It had to happen, eventually. My AI crawler antagoniser, https://www.ty-penguin.org.uk/~auj/spigot/ has been seeing sustained traffic of between 300 and 500 thousand hits per hour. I've not been particularly bothered by that, but a couple of days ago, my provider, @bitfolk, sent me a bandwidth warning: I'm on track to hit 2TBytes of outbound bandwidth this month and end up paying for the excess.

So I've added firewalling - if more than 5% of machines in a /23 network hit spigot within an hour, then the entire network gets a temporary block until it completely stops hitting my server. Hopefully that will cut things back enough to avoid charges.

The thing that amazes me is that the list has already accumulated nearly 10,000 entries. Put another way, I'm already blocking 0.12% of the whole IPV4 address space because it's being used for web crawling.

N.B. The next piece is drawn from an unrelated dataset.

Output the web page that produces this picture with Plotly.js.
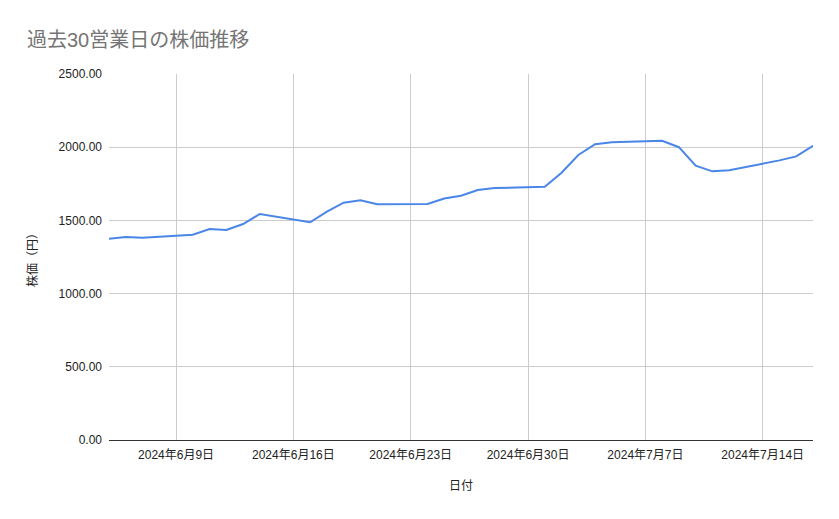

An infinite maze of twisty little pages

Well that seems to have annoyed them.

Over the past few hours, request rates have been ramped up to nearly 900,000 hits per hour from nearly 700,000 distinct IP addresses. This is not including the many thousands that are firewalled off, but still trying their best. I'm turning page generation off for a bit while I ponder what to do next.

@pengfold tarpitting?
@avatastic already doing that for the worst offenders.